A large number of previously owned radioactive vehicles that originated from within the exclusion zone that surrounds the Fukushima prefecture's power plant have made their way into the used car market, according
to NBC News.
Asahi Shimbun newspaper reported
that dealers, anxious to unload the contaminated cars, are re-registering the automobiles and then selling them with their new license plates.
Following the natural disaster that struck Japan in March, automobile manufactures announced
they would begin testing all new vehicles for the presence of radioactive material before they left the plant. The national radiation limit in Japan for cars being exported for sale in other countries is 0.3 microsieverts an hour.
Car dealers who often export used vehicles to Russia and Southeast Asia are having shipments to those countries refused because of high radiation levels. Customs authorities in Russia have turned away
hundreds of vehicles that were shipped to their country by Japanese used car dealers. Russia has been joined by Chile
, who have both received shipments of automobiles contaminated with low levels of radiation.

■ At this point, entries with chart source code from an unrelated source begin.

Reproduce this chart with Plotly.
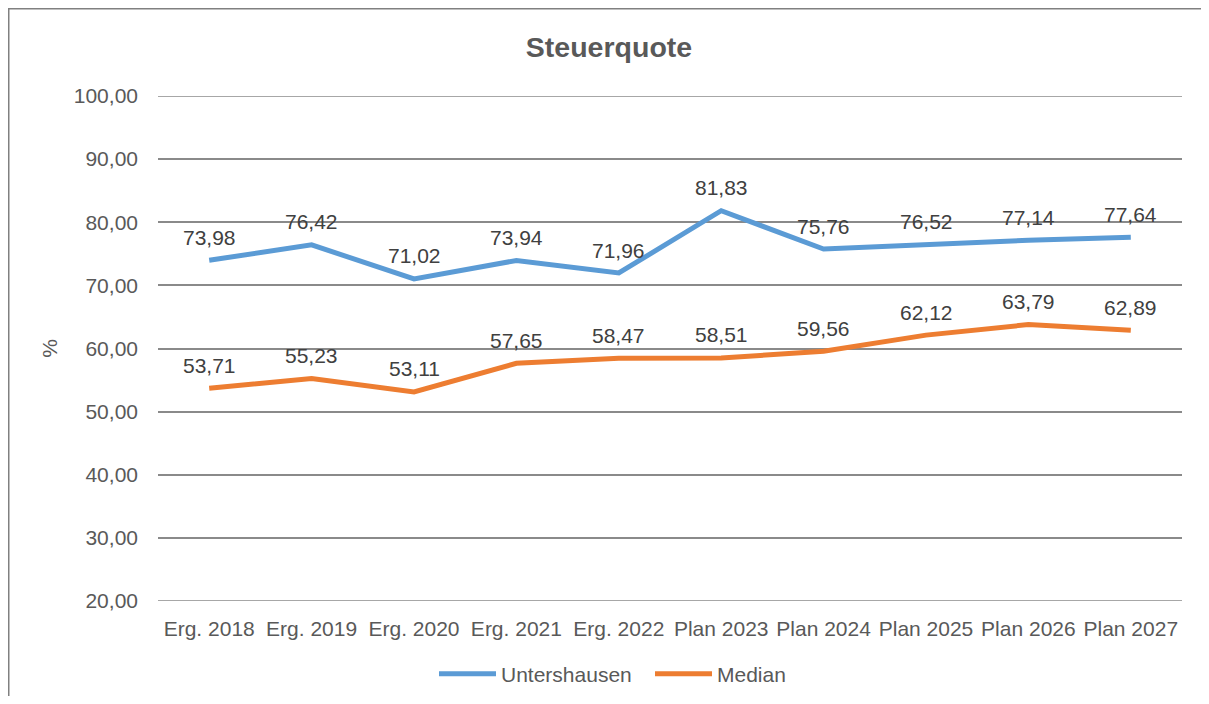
import plotly.graph_objects as go

categories = ["Erg. 2018", "Erg. 2019", "Erg. 2020", "Erg. 2021", "Erg. 2022",
              "Plan 2023", "Plan 2024", "Plan 2025", "Plan 2026", "Plan 2027"]
untershausen = [73.98, 76.42, 71.02, 73.94, 71.96, 81.83, 75.76, 76.52, 77.14, 77.64]
median = [53.71, 55.23, 53.11, 57.65, 58.47, 58.51, 59.56, 62.12, 63.79, 62.89]
y_ticks = [20, 30, 40, 50, 60, 70, 80, 90, 100]

font = "Liberation Sans, Arial, sans-serif"

def fmt(v):
    return f"{v:.2f}".replace(".", ",")

fig = go.Figure()
fig.add_trace(go.Scatter(x=categories, y=untershausen, mode="lines", name="Untershausen",
                         line=dict(color="#5B9BD5", width=5)))
fig.add_trace(go.Scatter(x=categories, y=median, mode="lines", name="Median",
                         line=dict(color="#ED7D31", width=5)))

# data labels above the points
for series in (untershausen, median):
    for c, v in zip(categories, series):
        fig.add_annotation(x=c, y=v, text=fmt(v), showarrow=False, yshift=23,
                           font=dict(family=font, size=21, color="#404040"))

# plotly skips the grid lines at the range ends, draw those two by hand
for yv in (y_ticks[0], y_ticks[-1]):
    fig.add_hline(y=yv, line=dict(color="#8a8a8a", width=1.5), layer="below")

# chart border (only left and top visible in the reference)
fig.add_shape(type="rect", xref="paper", yref="paper",
              x0=-150 / 1024, x1=80 / 1024 + 1, y0=-0.5, y1=1 + 88 / 505,
              line=dict(color="#808080", width=3))

fig.update_layout(
    width=1193, height=688,
    margin=dict(l=150, r=19, t=88, b=95),
    paper_bgcolor="white", plot_bgcolor="white",
    separators=",.",
    title=dict(text="<b>Steuerquote</b>", x=601 / 1193, xanchor="center", y=1 - 39 / 688, yanchor="middle",
               font=dict(family=font, size=28.5, color="#595959")),
    font=dict(family=font, size=21, color="#595959"),
    xaxis=dict(range=[-0.5, 9.5], showgrid=False, showline=False, ticks="", automargin=False,
               ticklabelstandoff=13, tickfont=dict(size=21, color="#595959")),
    yaxis=dict(range=[20, 100], tickvals=y_ticks, tickformat=".2f", showgrid=True,
               gridcolor="#8a8a8a", gridwidth=1.5, zeroline=False, showline=False, automargin=False,
               ticks="", ticklen=0, ticklabelstandoff=19, tickfont=dict(size=21, color="#595959"),
               title=dict(text="%", font=dict(size=21, color="#595959"), standoff=10)),
    showlegend=True,
    legend=dict(orientation="h", xref="container", yref="container",
                x=642 / 1193, xanchor="center", y=22 / 688, yanchor="middle",
                itemwidth=57, entrywidth=144, font=dict(size=21, color="#595959")),
)

fig.write_html("out.html")
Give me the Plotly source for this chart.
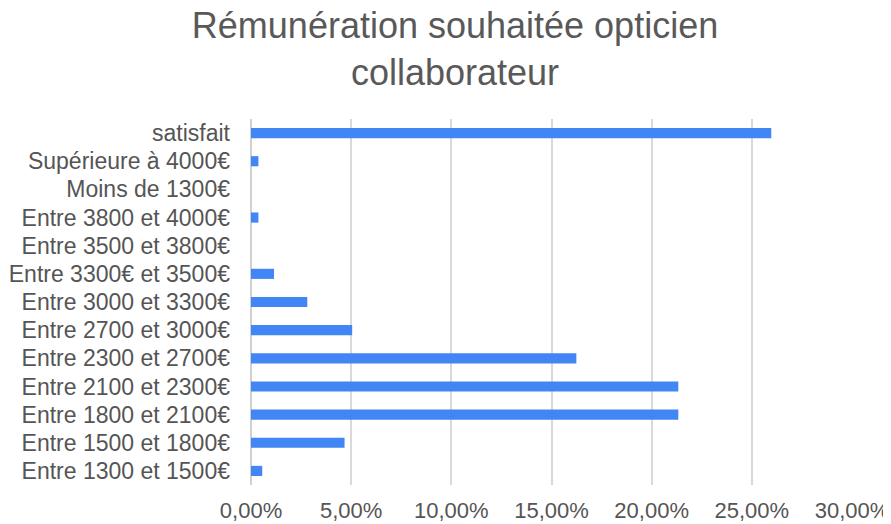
import plotly.graph_objects as go

categories = [
    "satisfait",
    "Supérieure à 4000€",
    "Moins de 1300€",
    "Entre 3800 et 4000€",
    "Entre 3500 et 3800€",
    "Entre 3300€ et 3500€",
    "Entre 3000 et 3300€",
    "Entre 2700 et 3000€",
    "Entre 2300 et 2700€",
    "Entre 2100 et 2300€",
    "Entre 1800 et 2100€",
    "Entre 1500 et 1800€",
    "Entre 1300 et 1500€",
]
values = [0.2597, 0.0037, 0.0, 0.0037, 0.0, 0.0115, 0.0281, 0.0505,
          0.1624, 0.2133, 0.2133, 0.0467, 0.0056]
tick_vals = [0, 0.05, 0.10, 0.15, 0.20, 0.25, 0.30]

# page body has an 8px margin, so the figure is sized/offset accordingly
W, H = 883, 516

fig = go.Figure(go.Bar(
    y=categories, x=values, orientation="h",
    marker=dict(color="#4285F4", line=dict(width=0)),
))

fig.update_layout(
    width=W, height=H,
    margin=dict(l=243, r=39, t=111, b=39, autoexpand=False),
    paper_bgcolor="white", plot_bgcolor="white",
    separators=", ",
    bargap=0.64,
    showlegend=False,
    font=dict(family="Liberation Sans, Arial, sans-serif", color="#555555"),
    title=dict(
        text="Rémunération souhaitée opticien<br>collaborateur",
        x=447 / W, xref="container", xanchor="center",
        y=1 - 30 / H, yref="container", yanchor="middle",
        font=dict(size=36, color="#595959"),
    ),
)

fig.update_xaxes(
    range=[0, 0.30], tickvals=tick_vals, tickformat=".2%",
    showgrid=True, gridcolor="#d9d9d9", gridwidth=2,
    zeroline=True, zerolinecolor="#d0d0d0", zerolinewidth=2,
    showline=False, ticks="", automargin=False,
    ticklabelstandoff=10,
    tickfont=dict(size=22, color="#555555"),
    fixedrange=True,
)
fig.update_yaxes(
    autorange="reversed", showgrid=False, showline=False, ticks="",
    automargin=False, ticklabelstandoff=20,
    tickfont=dict(size=23, color="#555555"),
)

fig.write_html("out.html")
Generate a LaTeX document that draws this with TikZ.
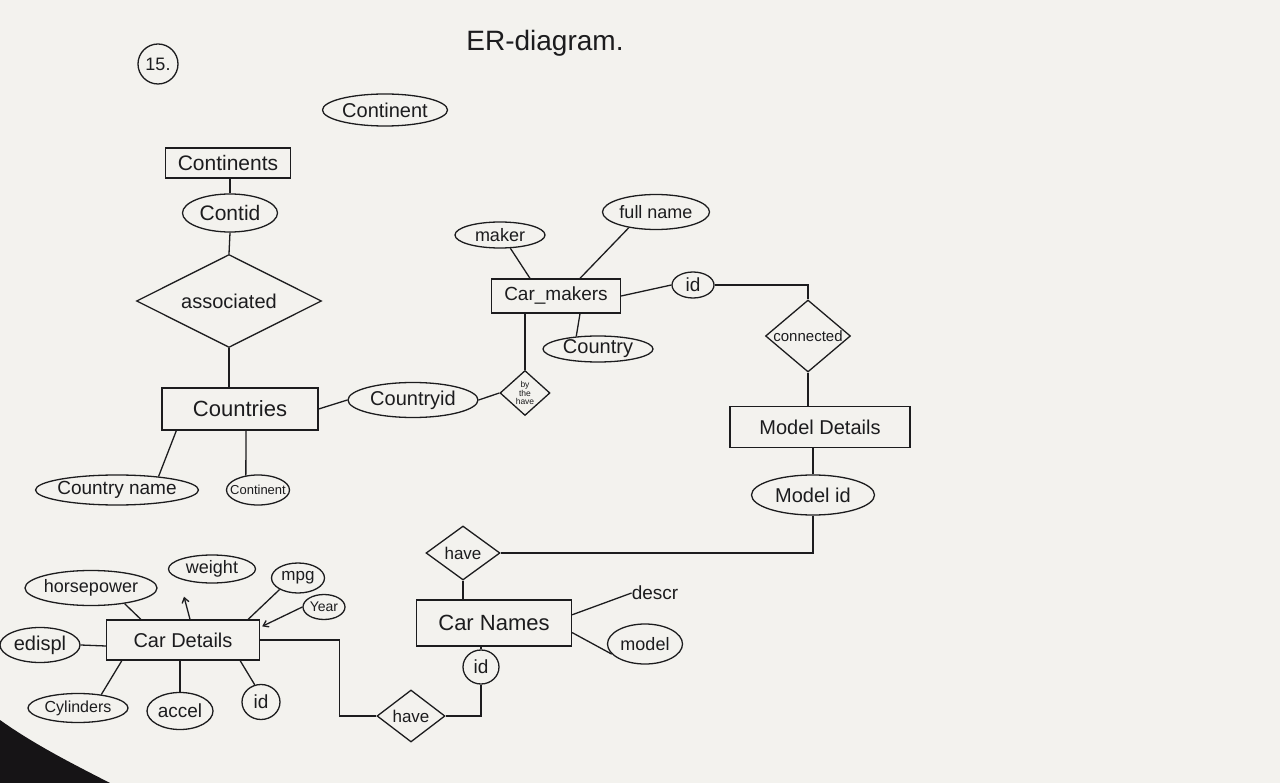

As testing for radiation gets tougher, car dealers in Japan are left with two choices, destroy the vehicle as the government has required, or obtain new documentation and unload the automobile to an unsuspecting Japanese buyer. Many are opting for the latter.
One Japanese resident is reported to have purchased a van that was found to emit 110 microsieverts of radiation an hour from a dealer who says he bought the vehicle at an auction for $16,000, reports
After the van was refused for export, the car dealer said he tried to decontaminate the vehicle and was able to get the radiation level down to 30 microsieverts. Majirox News
reported, he decided to sell it it at an auction in Japan anyway. "What do you expect me to do. Take a loss on it,” he asked.
A used car dealer in the Fukushima prefecture said, “If they have Fukushima or Iwaki number plates, we re-register the cars elsewhere in the Kanto region and then auction them." To stop this unscrupulous business practice the managing director of the Japan Automobile Exporters Association, Yutaka Shioda, said
, “All cars being auctioned in Japan should undergo radioactivity tests.”